>> Start
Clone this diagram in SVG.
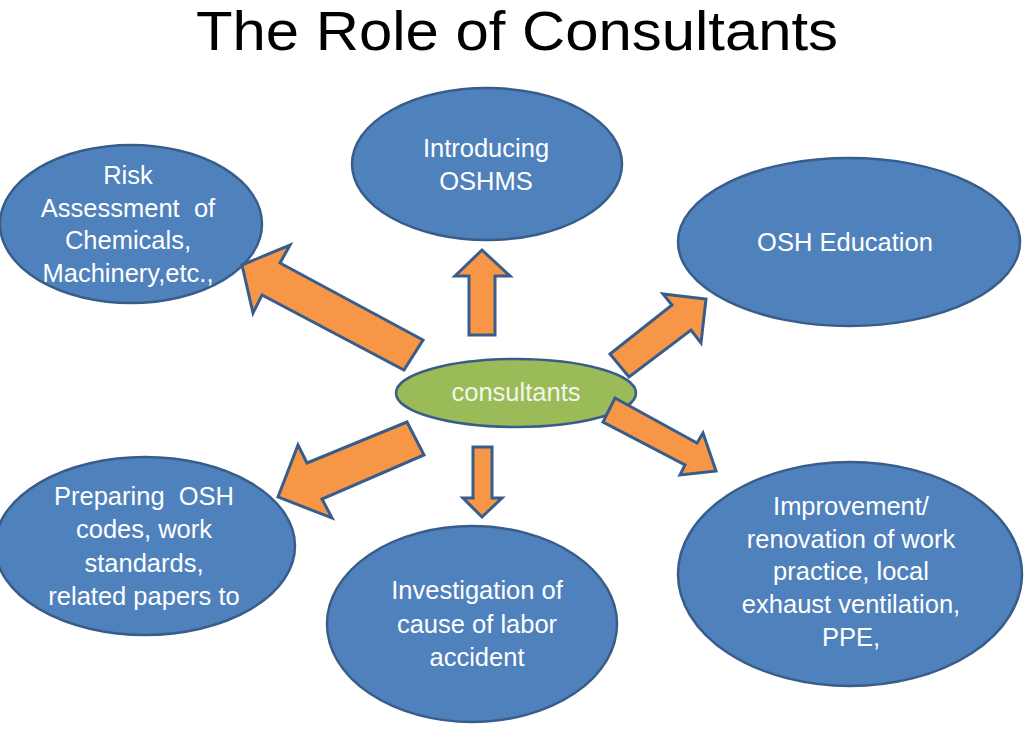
<svg xmlns="http://www.w3.org/2000/svg" width="1024" height="741" viewBox="0 0 1024 741">
<style>
.node{fill:#4F81BD;stroke:#385D8A;stroke-width:2.5}
.center{fill:#9BBB59;stroke:#385D8A;stroke-width:2.5}
.lbl{font-family:"Liberation Sans",Arial,sans-serif;font-size:25.5px;fill:#FFFFFF;text-anchor:middle;white-space:pre}
.arrow{fill:#F79646;stroke:#385D8A;stroke-width:3;stroke-linejoin:miter}
</style>
<rect width="1024" height="741" fill="#FFFFFF"/>
<text x="517" y="50" font-family="Liberation Sans, Arial, sans-serif" font-size="55" fill="#000000" text-anchor="middle" textLength="642" lengthAdjust="spacingAndGlyphs">The Role of Consultants</text>
<g id="node-risk">
<ellipse class="node" cx="131" cy="224" rx="131" ry="79"/>
<text class="lbl" x="128" y="184">Risk</text>
<text class="lbl" x="128" y="216.5">Assessment  of</text>
<text class="lbl" x="128" y="249">Chemicals,</text>
<text class="lbl" x="128" y="281.5">Machinery,etc.,</text>
</g>
<g id="node-oshms">
<ellipse class="node" cx="487" cy="164" rx="135" ry="76"/>
<text class="lbl" x="486" y="157">Introducing</text>
<text class="lbl" x="486" y="190">OSHMS</text>
</g>
<g id="node-education">
<ellipse class="node" cx="849" cy="242" rx="171" ry="84"/>
<text class="lbl" x="845" y="251">OSH Education</text>
</g>
<g id="node-preparing">
<ellipse class="node" cx="145" cy="546" rx="150" ry="89"/>
<text class="lbl" x="144" y="505">Preparing  OSH</text>
<text class="lbl" x="144" y="538">codes, work</text>
<text class="lbl" x="144" y="571.5">standards,</text>
<text class="lbl" x="144" y="605">related papers to</text>
</g>
<g id="node-investigation">
<ellipse class="node" cx="472" cy="624" rx="145" ry="98"/>
<text class="lbl" x="477" y="599">Investigation of</text>
<text class="lbl" x="477" y="632.5">cause of labor</text>
<text class="lbl" x="477" y="666">accident</text>
</g>
<g id="node-improvement">
<ellipse class="node" cx="850" cy="574" rx="172" ry="112"/>
<text class="lbl" x="851" y="515">Improvement/</text>
<text class="lbl" x="851" y="547.5">renovation of work</text>
<text class="lbl" x="851" y="580">practice, local</text>
<text class="lbl" x="851" y="613">exhaust ventilation,</text>
<text class="lbl" x="851" y="646">PPE,</text>
</g>
<g id="node-consultants">
<ellipse class="center" cx="516" cy="393" rx="120" ry="34"/>
<text class="lbl" x="516" y="401" style="fill:#F2F6E8">consultants</text>
</g>
<g id="connectors">
<polygon class="arrow" points="242,265 290,245 280,263 423,340 404,370 262,295 253,313"/>
<polygon class="arrow" points="482,250 510,276 495,276 495,335 469,335 469,276 455,276"/>
<polygon class="arrow" points="706,299 701,343 691,330 629,377 610,354 672,305 663,294"/>
<polygon class="arrow" points="278,497 298,445 307,463 407,422 424,455 322,499 332,518"/>
<polygon class="arrow" points="716,471 680,475 685,465 603,422 615,398 697,443 703,433"/>
<polygon class="arrow" points="482,517 502,498 492,498 492,447 473,447 473,498 463,498"/>
</g>
</svg>
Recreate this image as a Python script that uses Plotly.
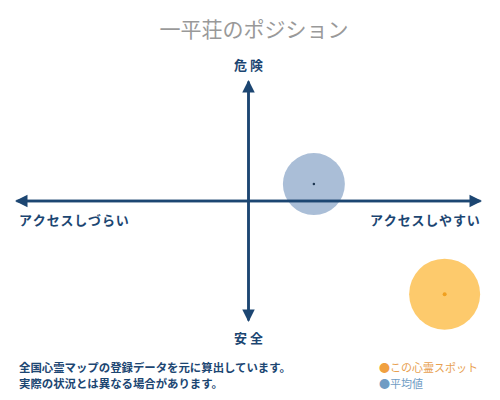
"""Position chart for 一平荘 (access vs danger)."""

import plotly.graph_objects as go

# data
spot_name = "この心霊スポット"
spot_access = [0.84]
spot_danger = [-0.77]

avg_name = "平均値"
avg_access = [0.28]
avg_danger = [0.14]

title_text = "一平荘のポジション"
label_top = "危 険"
label_bottom = "安 全"
label_left = "アクセスしづらい"
label_right = "アクセスしやすい"
note_lines = [
    "全国心霊マップの登録データを元に算出しています。",
    "実際の状況とは異なる場合があります。",
]

NAVY = "#1c4672"
FONT = "Noto Sans CJK JP"
AX_MIN, AX_MAX = -1, 1

# page body adds an 8px margin, so the figure is a bit smaller than the window
W, H = 492, 392
M = dict(l=7, r=18, t=72, b=78)
PW = W - M["l"] - M["r"]
PH = H - M["t"] - M["b"]


def px(x, y):
    """Window pixel -> paper coords."""
    fx, fy = x - 8, y - 8
    return (fx - M["l"]) / PW, (H - M["b"] - fy) / PH


def spaced(s):
    return "\u200a".join(s)


fig = go.Figure()

# average bubble
fig.add_trace(go.Scatter(
    x=avg_access, y=avg_danger, mode="markers", name=avg_name,
    marker=dict(size=62, color="#aabed7", line=dict(width=0)),
    hoverinfo="name", showlegend=False, cliponaxis=False,
))
fig.add_trace(go.Scatter(
    x=avg_access, y=avg_danger, mode="markers",
    marker=dict(size=2.5, color="#1c3550"), hoverinfo="skip", showlegend=False,
))

# this spot bubble
fig.add_trace(go.Scatter(
    x=spot_access, y=spot_danger, mode="markers", name=spot_name,
    marker=dict(size=71, color="#fdca6c", line=dict(width=0)),
    hoverinfo="name", showlegend=False, cliponaxis=False,
))
fig.add_trace(go.Scatter(
    x=spot_access, y=spot_danger, mode="markers",
    marker=dict(size=4, color="#f0a020"), hoverinfo="skip", showlegend=False,
    cliponaxis=False,
))

# axes as double-headed arrows (each arrow runs the full length so the
# tail gap of one is hidden under the head of the other)
arrow = dict(
    showarrow=True, arrowhead=2, arrowsize=1, arrowwidth=2.5, arrowcolor=NAVY,
    axref="x", ayref="y", xref="x", yref="y", text="", standoff=0,
)
for (hx, hy, tx, ty) in [
    (AX_MIN, 0, AX_MAX, 0), (AX_MAX, 0, AX_MIN, 0),
    (0, AX_MAX, 0, AX_MIN), (0, AX_MIN, 0, AX_MAX),
]:
    fig.add_annotation(x=hx, y=hy, ax=tx, ay=ty, **arrow)

lab = dict(font=dict(family=FONT, size=13, color=NAVY), showarrow=False)
fig.add_annotation(text=f"<b>{label_top}</b>", x=0, y=AX_MAX, xref="x", yref="y",
                   yanchor="bottom", yshift=4, **lab)
fig.add_annotation(text=f"<b>{label_bottom}</b>", x=0, y=AX_MIN, xref="x", yref="y",
                   yanchor="top", yshift=-4, **lab)
fig.add_annotation(text=f"<b>{spaced(label_left)}</b>", x=AX_MIN, y=0, xref="x", yref="y",
                   xanchor="left", yanchor="top", xshift=2, yshift=-7, **lab)
fig.add_annotation(text=f"<b>{spaced(label_right)}</b>", x=AX_MAX, y=0, xref="x", yref="y",
                   xanchor="right", yanchor="top", yshift=-7, **lab)

# footer notes
for i, line in enumerate(note_lines):
    nx, ny = px(17, 367 + 16 * i)
    fig.add_annotation(
        text=f"<b>{line}</b>", x=nx, y=ny, xref="paper", yref="paper",
        showarrow=False, xanchor="left", yanchor="middle",
        font=dict(family=FONT, size=11.4, color=NAVY),
    )

# legend built from text
legend_items = [
    (spot_name, "#f0a040", "#e8a050"),
    (avg_name, "#6f9cc4", "#6f9cc4"),
]
for i, (name, dot, txt) in enumerate(legend_items):
    lx, ly = px(377, 367 + 16 * i)
    fig.add_annotation(
        text=f"<span style='color:{dot}'>●</span><span style='color:{txt}'>{name}</span>",
        x=lx, y=ly, xref="paper", yref="paper", showarrow=False,
        xanchor="left", yanchor="middle",
        font=dict(family=FONT, size=11),
    )

fig.update_layout(
    width=W, height=H,
    margin=M,
    paper_bgcolor="white", plot_bgcolor="white",
    title=dict(text=title_text, x=0.5, xanchor="center", y=1 - 22 / H, yanchor="middle",
               font=dict(family=FONT, size=21, color="#999999")),
    xaxis=dict(range=[AX_MIN, AX_MAX], visible=False, fixedrange=True),
    yaxis=dict(range=[AX_MIN, AX_MAX], visible=False, fixedrange=True),
)

fig.write_html("out.html")
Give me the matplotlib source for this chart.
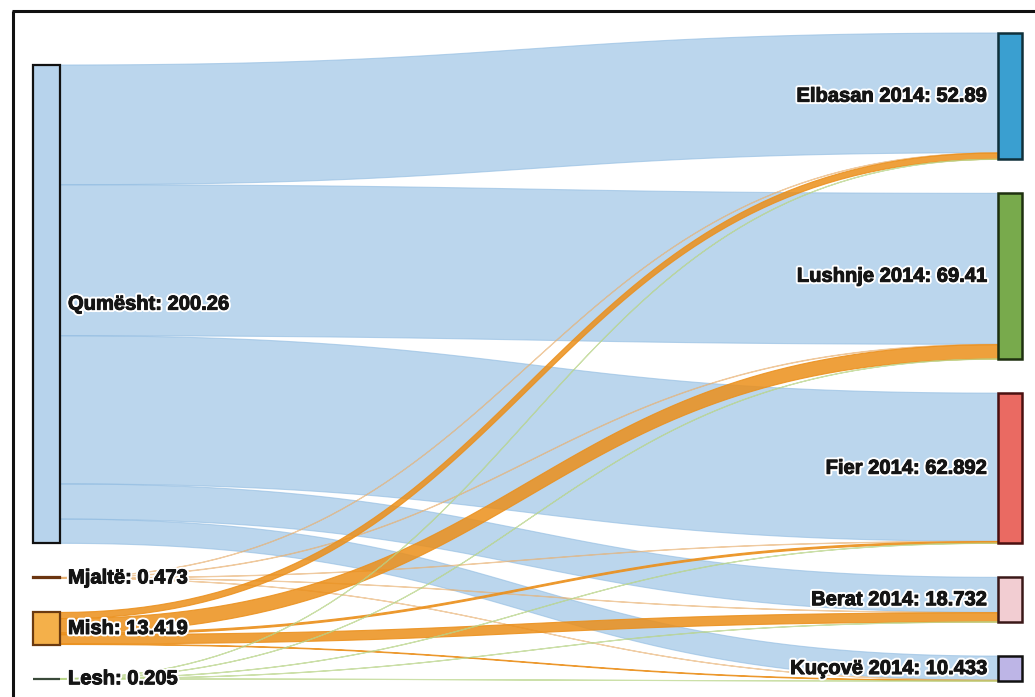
import numpy as np
import matplotlib
matplotlib.use("Agg")
import matplotlib.pyplot as plt
from matplotlib.patches import Rectangle, Polygon
import matplotlib.patheffects as pe

# ---------------- data ----------------
sources = ["Qumësht", "Mjaltë", "Mish", "Lesh"]
source_value_labels = ["200.26", "0.473", "13.419", "0.205"]
targets = ["Elbasan 2014", "Lushnje 2014", "Fier 2014", "Berat 2014", "Kuçovë 2014"]
target_value_labels = ["52.89", "69.41", "62.892", "18.732", "10.433"]

# flows from each source to targets (same order as targets)
flow_qumesht = [50.14, 63.21, 62.042, 14.722, 10.146]
flow_mjalte = [0.10, 0.15, 0.10, 0.08, 0.043]
flow_mish = [2.60, 6.00, 0.70, 3.90, 0.219]
flow_lesh = [0.05, 0.05, 0.05, 0.03, 0.025]

flows = np.array([flow_qumesht, flow_mjalte, flow_mish, flow_lesh])

# ---------------- styles ----------------
src_fill = ["#b7d3ec", "#8b4a1c", "#f4b04a", "#4a5a4a"]
src_edge = ["#111111", "#6b3510", "#6b3a10", "#3a4a3a"]
tgt_fill = ["#3a9fd0", "#78aa4c", "#ea6a62", "#f2cdd2", "#bdb5e6"]
tgt_edge = ["#10303a", "#1e3010", "#4a1010", "#3a1818", "#111111"]
link_color = ["#8fbbe1", "#e8b070", "#eb8f1a", "#b8d488"]
link_alpha = [0.6, 0.6, 0.85, 0.7]

W, H = 1035, 697
fig = plt.figure(figsize=(W / 100, H / 100), dpi=100)
ax = fig.add_axes([0, 0, 1, 1])
ax.set_xlim(0, W)
ax.set_ylim(H, 0)
ax.axis("off")

src_tot = flows.sum(axis=1)
tgt_tot = flows.sum(axis=0)
total = src_tot.sum()

gap = 34.0
right_top, right_bot = 33.0, 681.0
k = (right_bot - right_top - gap * (len(targets) - 1)) / total
left_top = 65.0

xl0, xl1 = 33.0, 60.0
xr0, xr1 = 998.0, 1022.0

# node positions
src_y = []
y = left_top
for v in src_tot:
    src_y.append(y)
    y += v * k + gap
tgt_y = []
y = right_top
for v in tgt_tot:
    tgt_y.append(y)
    y += v * k + gap

# links
t = np.linspace(0, 1, 80)
xm = (xl1 + xr0) / 2


def bez(y0, y1):
    x = (1 - t) ** 3 * xl1 + 3 * (1 - t) ** 2 * t * xm + 3 * (1 - t) * t ** 2 * xm + t ** 3 * xr0
    yy = (1 - t) ** 3 * y0 + 3 * (1 - t) ** 2 * t * y0 + 3 * (1 - t) * t ** 2 * y1 + t ** 3 * y1
    return x, yy


# source offsets follow target order; target offsets follow source order
s_pos = {}
for i in range(len(sources)):
    o = src_y[i]
    for j in range(len(targets)):
        s_pos[(i, j)] = o
        o += flows[i, j] * k
t_pos = {}
for j in range(len(targets)):
    o = tgt_y[j]
    for i in range(len(sources)):
        t_pos[(j, i)] = o
        o += flows[i, j] * k

for i in range(len(sources)):
    for j in range(len(targets)):
        th = flows[i, j] * k
        y0 = s_pos[(i, j)]
        y1 = t_pos[(j, i)]
        xa, ya = bez(y0, y1)
        xb, yb = bez(y0 + th, y1 + th)
        pts = np.concatenate([np.column_stack([xa, ya]), np.column_stack([xb, yb])[::-1]])
        ax.add_patch(Polygon(pts, closed=True, facecolor=link_color[i], edgecolor=link_color[i],
                             linewidth=0.8, alpha=link_alpha[i], zorder=2 + (i > 0)))

# nodes
for i, name in enumerate(sources):
    h = src_tot[i] * k
    ax.add_patch(Rectangle((xl0, src_y[i]), xl1 - xl0, h, facecolor=src_fill[i],
                           edgecolor=src_edge[i], linewidth=1.6, zorder=5))
for j, name in enumerate(targets):
    h = tgt_tot[j] * k
    ax.add_patch(Rectangle((xr0, tgt_y[j]), xr1 - xr0, h, facecolor=tgt_fill[j],
                           edgecolor=tgt_edge[j], linewidth=1.8, zorder=5))

halo = [pe.withStroke(linewidth=3.5, foreground="white"),
        pe.withStroke(linewidth=0.7, foreground="#151515")]
font = dict(fontsize=14.5, fontweight="bold", family=["Liberation Sans", "DejaVu Sans"],
            color="#151515", va="center", zorder=6, path_effects=halo)
for i, name in enumerate(sources):
    yc = src_y[i] + src_tot[i] * k / 2
    ax.text(xl1 + 8, yc, f"{name}: {source_value_labels[i]}", ha="left", **font)
for j, name in enumerate(targets):
    yc = tgt_y[j] + tgt_tot[j] * k / 2
    ax.text(xr0 - 11, yc, f"{name}: {target_value_labels[j]}", ha="right", **font)

# scanned page frame
ax.plot([12, W], [11, 11], color="#111111", lw=2.2, zorder=7, solid_capstyle="butt")
ax.plot([13, 13], [11, H], color="#111111", lw=2.2, zorder=7, solid_capstyle="butt")

fig.savefig("out.png", dpi=100)
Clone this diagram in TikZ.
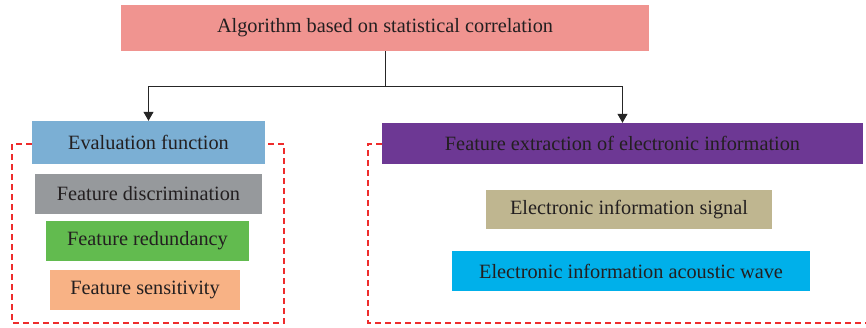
\documentclass[tikz,border=0pt]{standalone}
\usepackage{fontspec}
\setmainfont{Liberation Serif}
\usetikzlibrary{arrows.meta}
\definecolor{txt}{HTML}{231F20}
\definecolor{cpink}{HTML}{F09490}
\definecolor{cblue}{HTML}{7BAFD4}
\definecolor{cgray}{HTML}{96999C}
\definecolor{cgreen}{HTML}{62BB4F}
\definecolor{corange}{HTML}{F8B285}
\definecolor{cpurple}{HTML}{6D3894}
\definecolor{ctan}{HTML}{BFB690}
\definecolor{ccyan}{HTML}{00B0EA}
\definecolor{cred}{HTML}{EE2C2C}
\begin{document}
\begin{tikzpicture}[x=1pt,y=-1pt,
  box/.style={draw=none,inner sep=0pt,text=txt,font=\fontsize{20.3}{24}\selectfont},
  conn/.style={draw=black!85,line width=1pt,-{Triangle[width=10pt,length=9pt]}},
  grp/.style={draw=cred,line width=1.1pt,dash pattern=on 6pt off 4pt}]
\useasboundingbox (0,0) rectangle (866,328);
\node[box,fill=cpink,minimum width=528pt,minimum height=46pt] (top) at (385,28) {Algorithm based on statistical correlation};
\node[box,fill=cblue,minimum width=233pt,minimum height=43pt] (eval) at (148.5,142.5) {Evaluation function};
\node[box,fill=cgray,minimum width=227pt,minimum height=40pt] (disc) at (148.5,194) {Feature discrimination};
\node[box,fill=cgreen,minimum width=203pt,minimum height=40pt] (red) at (147.5,241) {Feature redundancy};
\node[box,fill=corange,minimum width=190pt,minimum height=40pt] (sens) at (145,290) {Feature sensitivity};
\node[box,fill=cpurple,minimum width=481pt,minimum height=41pt] (extr) at (622.5,143.5) {Feature extraction of electronic information};
\node[box,fill=ctan,minimum width=286pt,minimum height=39pt] (sig) at (629,209.5) {Electronic information signal};
\node[box,fill=ccyan,minimum width=358pt,minimum height=40pt] (wave) at (631,271) {Electronic information acoustic wave};
\coordinate (split) at (385,87);
\draw[line width=1pt,draw=black!85] (top.south) -- (split);
\draw[conn] (split) -| (eval.north);
\draw[conn] (split) -| (extr.north);
\coordinate (l1) at (12,144);
\coordinate (l2) at (12,323);
\coordinate (l3) at (284,323);
\coordinate (l4) at (284,144);
\draw[grp] (eval.west |- l1) -- (l1) -- (l2) -- (l3) -- (l4) -- (eval.east |- l4);
\coordinate (r1) at (368,144);
\coordinate (r2) at (368,323);
\coordinate (r3) at (866,323);
\draw[grp] (extr.west |- r1) -- (r1) -- (r2) -- (r3);
\end{tikzpicture}
\end{document}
>> End
• [SHORT PROBLEM]
Both the line containing "Recreate this image" and the line containing "AX_MIN, AX_MAX = -1, 1" belong in the copy, along with every line between them. Reproduce that stretch exactly, without the pictures.

• [CORRECT ANSWER]
Recreate this image as a Python script that uses Plotly.
"""Position chart for 一平荘 (access vs danger)."""

import plotly.graph_objects as go

# data
spot_name = "この心霊スポット"
spot_access = [0.84]
spot_danger = [-0.77]

avg_name = "平均値"
avg_access = [0.28]
avg_danger = [0.14]

title_text = "一平荘のポジション"
label_top = "危 険"
label_bottom = "安 全"
label_left = "アクセスしづらい"
label_right = "アクセスしやすい"
note_lines = [
    "全国心霊マップの登録データを元に算出しています。",
    "実際の状況とは異なる場合があります。",
]

NAVY = "#1c4672"
FONT = "Noto Sans CJK JP"
AX_MIN, AX_MAX = -1, 1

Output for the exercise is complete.